The MSCI China, a measure of mainland companies available to foreign investors, has retreated since Nov. 8 as regulators stepped up efforts to reduce inflation. The country’s policy makers increased the minimum down payment for second-home purchases and told local governments to set price targets on new properties, according to a Jan. 27 State Council statement.

The MSCI China fell for a third day, losing 0.2 percent to 66.43, while the index of Hong Kong shares slumped 1.2 percent to 11,412.12 for the biggest decline in more than a month.

Consumer Prices

Chinese consumer prices increased 5.1 percent in November, the fastest pace in 28 months, and 4.6 percent in December compared with the previous year, according to data from the statistics bureau.

“We have to wait and see what will happen to inflation,” said Terrace Chum, the Hong Kong-based managing director of greater China equities for Manulife Asset Management, which oversees $118 billion. “The Chinese companies look very cheap to me, but nobody wants to be the first to get in.”

Global investors are bracing for a financial crisis in China, with 45 percent saying they expect one within five years and another 40 percent anticipating a meltdown after 2016, according to a quarterly poll of 1,000 Bloomberg customers who are investors, traders or analysts.
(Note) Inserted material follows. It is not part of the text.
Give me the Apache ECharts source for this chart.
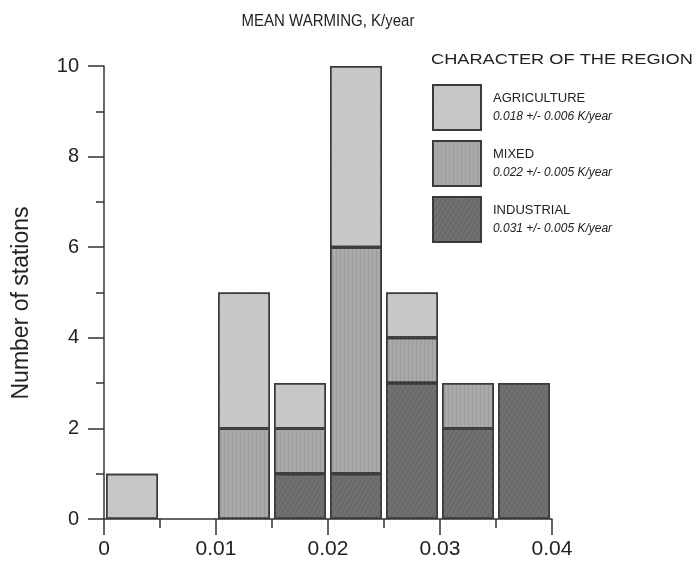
<!DOCTYPE html>
<html>
<head>
<meta charset="utf-8">
<script src="https://cdn.jsdelivr.net/npm/echarts@6/dist/echarts.min.js"></script>
<style>
  html, body { margin: 0; padding: 0; background: #fff; }
  #chart { width: 696px; height: 571px; }
</style>
</head>
<body>
<div id="chart"></div>
<script>
// histogram bins of mean warming, K/year (width 0.005, from 0 to 0.04)
const bins = ['0-0.005', '0.005-0.01', '0.01-0.015', '0.015-0.02',
              '0.02-0.025', '0.025-0.03', '0.03-0.035', '0.035-0.04'];
// number of stations per bin ('-' = empty)
const industrial  = ['-', '-', '-', 1, 1, 3, 2, 3];
const mixed       = ['-', '-', 2, 1, 5, 1, 1, '-'];
const agriculture = [1, '-', 3, 1, 4, 1, '-', '-'];

const names = ['AGRICULTURE', 'MIXED', 'INDUSTRIAL'];
const stats = {
  AGRICULTURE: '0.018 +/- 0.006 K/year',
  MIXED: '0.022 +/- 0.005 K/year',
  INDUSTRIAL: '0.031 +/- 0.005 K/year'
};
const fills = { AGRICULTURE: '#c6c6c6', MIXED: '#a9a9a9', INDUSTRIAL: '#717171' };
const decals = {
  AGRICULTURE: { symbol: 'rect', symbolSize: 1, dashArrayX: [1, 3], dashArrayY: [1, 3], color: 'rgba(255,255,255,0.15)' },
  MIXED: { symbol: 'rect', symbolSize: 1, dashArrayX: [1, 3], dashArrayY: [4, 0], color: 'rgba(0,0,0,0.07)' },
  INDUSTRIAL: { symbol: 'rect', symbolSize: 1, dashArrayX: [1, 3], dashArrayY: [4, 0], color: 'rgba(0,0,0,0.12)' }
};

const chart = echarts.init(document.getElementById('chart'));
const font = 'Liberation Sans, Arial, sans-serif';

const barSeries = (name, vals) => ({
  name: name,
  type: 'bar',
  stack: 'total',
  xAxisIndex: 0,
  barWidth: 52,
  data: vals,
  itemStyle: {
    color: fills[name],
    borderColor: '#3a3a3a',
    borderWidth: 1.5,
    decal: decals[name]
  },
  emphasis: { disabled: true }
});

const axisColor = '#333';

const option = {
  backgroundColor: '#fff',
  animation: false,
  aria: { enabled: true, decal: { show: true } },
  grid: { left: 104, right: 144, top: 66, bottom: 52 },
  graphic: [
    {
      type: 'text', x: 328, y: 13, scaleY: 1.1,
      style: { text: 'MEAN WARMING, K/year', font: '15px ' + font, fill: '#222', textAlign: 'center' }
    },
    {
      type: 'text', x: 431, y: 53, scaleX: 1.3,
      style: { text: 'CHARACTER OF THE REGION', font: '14px ' + font, fill: '#222' }
    },
    {
      type: 'text', x: 22, y: 303, rotation: Math.PI / 2,
      style: { text: 'Number of stations', font: '23px ' + font, fill: '#222', textAlign: 'center', textVerticalAlign: 'middle' }
    }
  ],
  legend: {
    orient: 'vertical',
    left: 432,
    top: 84,
    padding: 0,
    itemWidth: 48,
    itemHeight: 45,
    itemGap: 9,
    icon: 'rect',
    selectedMode: false,
    data: names,
    formatter: (name) => '{t|' + name + '}\n{s|' + stats[name] + '}',
    textStyle: {
      rich: {
        t: { fontFamily: font, fontSize: 13, color: '#222', padding: [0, 0, 3, 7], lineHeight: 18 },
        s: { fontFamily: font, fontSize: 12, fontStyle: 'italic', color: '#222', padding: [0, 0, 0, 7], lineHeight: 16 }
      }
    }
  },
  xAxis: [
    {
      // bins for the bars, hidden
      type: 'category',
      data: bins,
      show: false
    },
    {
      // visible value scale
      type: 'value',
      position: 'bottom',
      min: 0,
      max: 0.04,
      interval: 0.01,
      axisLine: { show: true, lineStyle: { color: axisColor, width: 1.5 } },
      axisTick: { show: true, length: 16, lineStyle: { color: axisColor, width: 1.5 } },
      minorTick: { show: true, splitNumber: 2, length: 9, lineStyle: { color: axisColor, width: 1.5 } },
      splitLine: { show: false },
      axisLabel: {
        margin: 20, fontFamily: font, fontSize: 21, color: '#222',
        formatter: (v) => String(+v.toFixed(3))
      }
    }
  ],
  yAxis: {
    type: 'value',
    min: 0,
    max: 10,
    interval: 2,
    axisLine: { show: true, lineStyle: { color: axisColor, width: 1.5 } },
    axisTick: { show: true, length: 16, lineStyle: { color: axisColor, width: 1.5 } },
    minorTick: { show: true, splitNumber: 2, length: 8, lineStyle: { color: axisColor, width: 1.5 } },
    splitLine: { show: false },
    axisLabel: { margin: 25, fontFamily: font, fontSize: 20, color: '#222' }
  },
  series: [
    barSeries('INDUSTRIAL', industrial),
    barSeries('MIXED', mixed),
    barSeries('AGRICULTURE', agriculture)
  ]
};

chart.setOption(option);
</script>
</body>
</html>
Only 7 percent said China will indefinitely escape turmoil, based on the survey that was conducted Jan. 21-24.

China Stocks Lagging

Hong Kong companies are beating Chinese equities again this year. The city’s shares have climbed 3.2 percent, while the MSCI China is unchanged for 2011. Speculation that Beijing policy makers will boost interest rates again drove the MSCI Hong Kong down 0.9 percent to 11,549.30 last week and the China gauge to a 1.2 percent loss to 66.59.

The MSCI All-Country World Index fell for a second week, dropping 0.2 percent to 334.54, as Egyptian protesters clashed with police. The gauge has rallied 94 percent since March 9, 2009, as the global economy recovered from the U.S. mortgage crisis that caused $1.98 trillion in bank losses and writedowns. Annual increases of 32 percent in 2009 and 10 percent last year were the biggest since gains of 32 percent and 13 percent in 2003 and 2004, data compiled by Bloomberg show.
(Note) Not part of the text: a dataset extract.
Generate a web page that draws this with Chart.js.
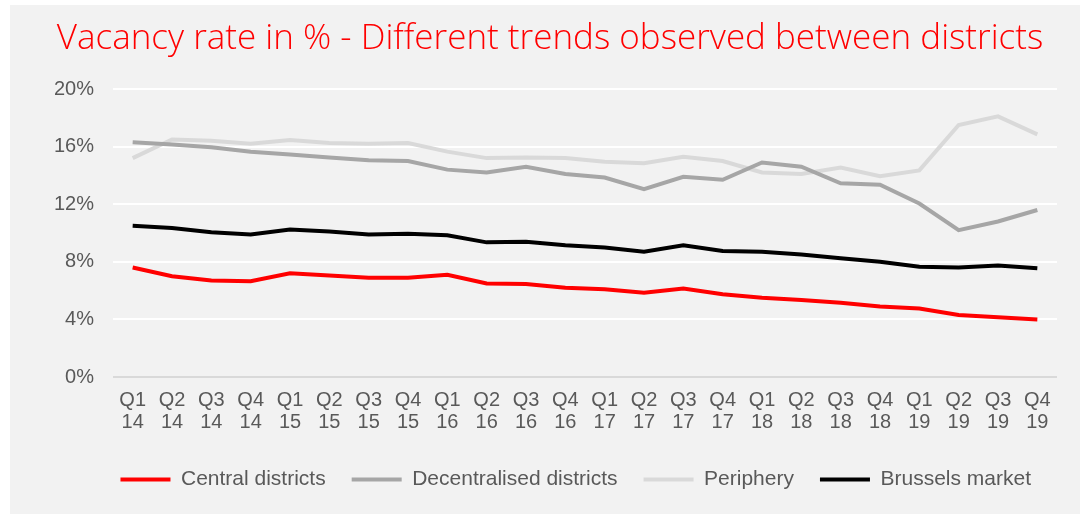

“Global growth is fine,” said Madelynn Matlock, who helps oversee $13.8 billion at Huntington Asset Advisors in Cincinnati. “The liquidity from developed countries is helpful. The test that the Chinese policy makers face is probably a little tough. They have to find a way to keep the economy growing, without overheating. The good news is that they’ve done a good job so far.”

Less Than India

Consumer prices rose less in China than India last year, increasing 3.3 percent versus 10.8 percent, as both economies expanded at similar rates, according to data compiled by Bloomberg. GDP grew 10.3 percent last year in China and more than 8 percent in each of the first three quarters in India, according to government data. China’s GDP probably exceeded Japan’s last year, Economic and Fiscal Policy Minister Kaoru Yosano told reporters in Tokyo on Jan. 20.
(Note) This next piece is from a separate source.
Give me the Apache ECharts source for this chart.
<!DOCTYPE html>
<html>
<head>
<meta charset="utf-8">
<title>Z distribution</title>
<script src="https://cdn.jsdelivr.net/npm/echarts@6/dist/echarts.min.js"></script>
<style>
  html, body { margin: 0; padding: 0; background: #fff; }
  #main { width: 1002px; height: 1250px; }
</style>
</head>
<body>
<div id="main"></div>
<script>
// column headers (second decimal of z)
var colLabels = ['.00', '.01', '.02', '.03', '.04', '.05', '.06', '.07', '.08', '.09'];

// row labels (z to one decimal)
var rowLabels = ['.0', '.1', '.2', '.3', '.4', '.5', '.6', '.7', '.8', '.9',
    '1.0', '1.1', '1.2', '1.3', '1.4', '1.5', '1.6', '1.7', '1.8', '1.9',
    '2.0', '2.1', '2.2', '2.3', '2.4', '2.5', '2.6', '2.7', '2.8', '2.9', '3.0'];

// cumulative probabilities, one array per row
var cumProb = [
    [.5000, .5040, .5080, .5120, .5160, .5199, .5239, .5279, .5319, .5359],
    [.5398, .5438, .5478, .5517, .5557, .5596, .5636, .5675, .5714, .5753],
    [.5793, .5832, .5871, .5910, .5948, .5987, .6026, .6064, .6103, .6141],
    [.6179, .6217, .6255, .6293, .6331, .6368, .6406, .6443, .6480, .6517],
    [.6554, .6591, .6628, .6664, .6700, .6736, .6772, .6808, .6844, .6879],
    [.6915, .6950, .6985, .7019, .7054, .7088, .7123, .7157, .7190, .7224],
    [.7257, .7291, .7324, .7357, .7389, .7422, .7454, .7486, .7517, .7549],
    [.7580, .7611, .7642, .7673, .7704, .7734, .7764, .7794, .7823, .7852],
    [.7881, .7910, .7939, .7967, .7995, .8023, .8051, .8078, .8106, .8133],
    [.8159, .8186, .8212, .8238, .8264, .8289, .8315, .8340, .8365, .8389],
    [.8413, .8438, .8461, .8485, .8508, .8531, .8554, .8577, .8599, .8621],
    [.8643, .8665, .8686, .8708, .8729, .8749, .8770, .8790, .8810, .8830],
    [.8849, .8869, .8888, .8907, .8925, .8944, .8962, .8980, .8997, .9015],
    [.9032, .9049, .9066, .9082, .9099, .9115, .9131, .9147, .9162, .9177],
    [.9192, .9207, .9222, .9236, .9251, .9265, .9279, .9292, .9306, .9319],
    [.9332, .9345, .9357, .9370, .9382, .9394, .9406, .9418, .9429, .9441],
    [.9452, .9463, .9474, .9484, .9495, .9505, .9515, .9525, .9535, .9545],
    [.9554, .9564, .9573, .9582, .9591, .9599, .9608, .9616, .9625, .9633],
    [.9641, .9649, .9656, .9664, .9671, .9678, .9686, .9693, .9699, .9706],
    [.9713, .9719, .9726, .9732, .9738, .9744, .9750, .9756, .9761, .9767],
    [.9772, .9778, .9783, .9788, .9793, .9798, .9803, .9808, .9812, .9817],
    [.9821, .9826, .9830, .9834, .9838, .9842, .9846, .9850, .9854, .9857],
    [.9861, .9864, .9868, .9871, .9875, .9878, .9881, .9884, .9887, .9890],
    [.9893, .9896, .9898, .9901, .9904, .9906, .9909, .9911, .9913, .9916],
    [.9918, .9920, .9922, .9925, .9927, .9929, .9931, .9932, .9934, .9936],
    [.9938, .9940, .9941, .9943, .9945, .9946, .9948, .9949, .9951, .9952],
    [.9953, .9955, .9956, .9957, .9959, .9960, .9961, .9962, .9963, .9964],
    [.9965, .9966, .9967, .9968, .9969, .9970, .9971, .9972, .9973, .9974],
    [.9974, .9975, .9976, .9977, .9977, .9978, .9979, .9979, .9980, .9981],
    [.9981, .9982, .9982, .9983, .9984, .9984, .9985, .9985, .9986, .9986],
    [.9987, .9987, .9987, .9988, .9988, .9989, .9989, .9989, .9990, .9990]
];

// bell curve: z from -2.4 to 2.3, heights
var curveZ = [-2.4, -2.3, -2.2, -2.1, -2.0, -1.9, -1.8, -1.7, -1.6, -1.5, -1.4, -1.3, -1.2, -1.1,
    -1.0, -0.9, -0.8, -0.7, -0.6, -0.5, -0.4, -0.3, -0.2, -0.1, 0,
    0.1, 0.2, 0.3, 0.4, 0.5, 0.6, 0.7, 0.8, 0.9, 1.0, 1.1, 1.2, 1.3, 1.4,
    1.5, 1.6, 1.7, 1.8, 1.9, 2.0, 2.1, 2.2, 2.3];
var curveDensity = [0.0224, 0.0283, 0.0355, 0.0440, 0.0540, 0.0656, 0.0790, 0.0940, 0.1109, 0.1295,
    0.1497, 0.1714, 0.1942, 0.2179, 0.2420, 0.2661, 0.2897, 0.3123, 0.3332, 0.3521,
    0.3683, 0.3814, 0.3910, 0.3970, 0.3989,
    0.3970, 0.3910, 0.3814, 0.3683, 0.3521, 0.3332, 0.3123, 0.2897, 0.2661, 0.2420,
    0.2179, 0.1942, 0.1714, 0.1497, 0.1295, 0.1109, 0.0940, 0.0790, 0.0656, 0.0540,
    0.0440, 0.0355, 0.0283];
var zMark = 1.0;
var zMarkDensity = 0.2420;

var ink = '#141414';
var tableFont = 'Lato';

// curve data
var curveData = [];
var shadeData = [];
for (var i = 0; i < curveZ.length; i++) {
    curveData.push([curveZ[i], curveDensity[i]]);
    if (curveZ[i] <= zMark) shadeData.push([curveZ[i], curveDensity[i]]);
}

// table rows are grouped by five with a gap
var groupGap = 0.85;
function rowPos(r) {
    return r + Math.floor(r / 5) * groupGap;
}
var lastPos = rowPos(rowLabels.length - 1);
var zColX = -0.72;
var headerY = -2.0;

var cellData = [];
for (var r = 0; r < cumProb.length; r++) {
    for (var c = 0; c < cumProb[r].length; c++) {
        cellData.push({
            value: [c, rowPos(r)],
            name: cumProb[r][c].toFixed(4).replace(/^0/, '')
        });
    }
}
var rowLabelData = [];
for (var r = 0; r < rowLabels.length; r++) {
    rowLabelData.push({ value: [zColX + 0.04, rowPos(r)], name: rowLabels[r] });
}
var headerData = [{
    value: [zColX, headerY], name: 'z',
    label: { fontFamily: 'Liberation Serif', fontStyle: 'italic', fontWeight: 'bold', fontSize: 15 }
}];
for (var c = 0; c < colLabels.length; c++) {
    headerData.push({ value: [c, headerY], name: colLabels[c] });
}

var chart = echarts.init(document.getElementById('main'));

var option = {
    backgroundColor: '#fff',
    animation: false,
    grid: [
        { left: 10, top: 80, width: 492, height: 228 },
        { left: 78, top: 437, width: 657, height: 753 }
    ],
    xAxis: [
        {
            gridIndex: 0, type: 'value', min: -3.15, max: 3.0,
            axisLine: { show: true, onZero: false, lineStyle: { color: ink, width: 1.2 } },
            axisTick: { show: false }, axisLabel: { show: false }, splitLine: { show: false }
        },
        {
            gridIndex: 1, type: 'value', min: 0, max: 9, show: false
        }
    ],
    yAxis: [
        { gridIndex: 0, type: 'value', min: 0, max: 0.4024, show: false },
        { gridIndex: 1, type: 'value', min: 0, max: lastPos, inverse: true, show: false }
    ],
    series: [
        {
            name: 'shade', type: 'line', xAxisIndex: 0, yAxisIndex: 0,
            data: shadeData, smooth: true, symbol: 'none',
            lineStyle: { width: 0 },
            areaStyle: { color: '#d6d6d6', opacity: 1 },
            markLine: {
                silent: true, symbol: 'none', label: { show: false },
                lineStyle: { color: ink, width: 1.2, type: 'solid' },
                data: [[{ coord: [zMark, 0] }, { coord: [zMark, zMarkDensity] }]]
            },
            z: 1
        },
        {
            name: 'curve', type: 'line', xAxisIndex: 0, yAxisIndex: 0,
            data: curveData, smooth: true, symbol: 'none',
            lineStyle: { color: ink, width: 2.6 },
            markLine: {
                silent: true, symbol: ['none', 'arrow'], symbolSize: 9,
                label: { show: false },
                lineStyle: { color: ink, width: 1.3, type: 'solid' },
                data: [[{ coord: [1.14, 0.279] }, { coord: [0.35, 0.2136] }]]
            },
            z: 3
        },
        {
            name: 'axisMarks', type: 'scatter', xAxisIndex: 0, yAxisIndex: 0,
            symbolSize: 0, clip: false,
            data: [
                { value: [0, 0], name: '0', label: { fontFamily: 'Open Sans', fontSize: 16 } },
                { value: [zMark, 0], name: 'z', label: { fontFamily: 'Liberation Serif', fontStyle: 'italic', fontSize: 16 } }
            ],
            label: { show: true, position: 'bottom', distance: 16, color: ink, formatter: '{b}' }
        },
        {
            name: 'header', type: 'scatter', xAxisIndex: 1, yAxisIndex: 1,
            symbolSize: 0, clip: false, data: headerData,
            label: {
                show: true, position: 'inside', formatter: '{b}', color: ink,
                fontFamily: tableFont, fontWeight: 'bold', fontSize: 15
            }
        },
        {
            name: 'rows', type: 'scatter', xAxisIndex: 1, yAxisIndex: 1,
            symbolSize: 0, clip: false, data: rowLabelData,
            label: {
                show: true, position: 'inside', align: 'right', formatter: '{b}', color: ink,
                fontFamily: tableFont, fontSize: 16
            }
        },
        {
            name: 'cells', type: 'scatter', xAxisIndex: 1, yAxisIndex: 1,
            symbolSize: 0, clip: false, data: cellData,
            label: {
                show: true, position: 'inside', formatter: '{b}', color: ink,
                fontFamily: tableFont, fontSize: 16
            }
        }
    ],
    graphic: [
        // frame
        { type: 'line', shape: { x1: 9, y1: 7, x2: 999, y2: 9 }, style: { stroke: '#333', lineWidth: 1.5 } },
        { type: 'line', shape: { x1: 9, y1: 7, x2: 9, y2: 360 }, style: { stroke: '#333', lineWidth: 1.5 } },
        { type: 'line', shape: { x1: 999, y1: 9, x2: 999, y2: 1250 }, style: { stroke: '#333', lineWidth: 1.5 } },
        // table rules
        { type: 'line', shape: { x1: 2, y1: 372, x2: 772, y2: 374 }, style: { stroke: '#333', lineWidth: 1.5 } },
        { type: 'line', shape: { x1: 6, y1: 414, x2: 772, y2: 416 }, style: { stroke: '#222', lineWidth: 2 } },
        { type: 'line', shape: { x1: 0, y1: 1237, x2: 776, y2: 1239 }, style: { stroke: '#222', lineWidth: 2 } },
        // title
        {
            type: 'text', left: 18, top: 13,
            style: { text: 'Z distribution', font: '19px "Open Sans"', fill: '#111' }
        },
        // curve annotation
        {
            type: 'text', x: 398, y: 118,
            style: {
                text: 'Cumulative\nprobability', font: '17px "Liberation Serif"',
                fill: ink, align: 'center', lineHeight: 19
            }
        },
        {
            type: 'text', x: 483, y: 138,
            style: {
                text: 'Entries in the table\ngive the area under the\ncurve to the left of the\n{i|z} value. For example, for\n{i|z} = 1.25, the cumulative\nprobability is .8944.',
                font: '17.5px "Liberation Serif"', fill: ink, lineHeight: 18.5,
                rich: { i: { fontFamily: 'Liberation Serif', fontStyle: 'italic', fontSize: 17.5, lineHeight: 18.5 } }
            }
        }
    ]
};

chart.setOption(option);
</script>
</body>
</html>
PetroChina Co., the nation’s biggest energy producer, has risen 17 percent in the past six months as the Beijing-based company benefited from the 15 percent increase in crude oil prices last year. Its price-earnings ratio using 2010 income was 13.3 at the end of last week, compared with 13.9 for Irving, Texas-based Exxon Mobil Corp.

China Petroleum & Chemical Corp. of Beijing, the nation’s biggest oil refiner, advanced 33 percent since July 27. Energy stocks in the MSCI China trade at an average of 12.1 times estimated earnings, the lowest among 10 industries.

Biggest Gains

Companies that benefit from global growth are posting the biggest gains. Rising demand from emerging and developed nations led the IMF to raise its forecast for worldwide economic growth this year to 4.4 percent from 4.2 percent, according to a Jan. 25 report from the Washington-based lender.

Hutchison Whampoa Ltd., the world’s biggest container- terminal operator, has rallied 84 percent, leading industrial shares to the biggest gain among 10 groups in the MSCI Hong Kong in the past six months as rising exports helped drive expansion. The valuation for the company controlled by Li Ka-shing, Hong Kong’s richest person, has more than doubled from a two-year low of 13.7 times annual earnings in July to 26.8, according to Bloomberg data.

While the pace of China’s growth will slow in the next five years, the economy need not contract, said Aaron Gurwitz, chief investment officer at Barclays Wealth, which oversees about $244 billion. Gurwitz, who spoke in a Bloomberg Television interview, is bullish on Asian shares, including China, Korea and Taiwan.

Discounted Valuations

The MSCI China trades at 11.7 times estimated profits, below the average of 14.9, according to data compiled by Bloomberg since 2006. Among the 10 biggest global equity markets, only France, the U.K. and Germany have lower valuations. Gross domestic product in the European Union is estimated to rise 1.6 percent this year, the median estimate from 20 economists surveyed by Bloomberg. GDP in China will climb 9.6 percent this year and 9.5 percent in 2012, according to the IMF.

“The valuation disparity will probably return to normal,” said Wasif Latif, vice president of equity investments at USAA Investment Management Co., which oversees $47 billion in San Antonio. Chinese regulators “are trying to engineer a soft landing-type of situation and they will probably be able to manage that,” he said. “That would make for a decent buying opportunity.”

My very short commnents
I know that we have a lot of concerns out there, property bubble, inflation, macro-slow down, etc...... but if 10-11X PE(market as a whole) have not discounted all these bad news, what else will?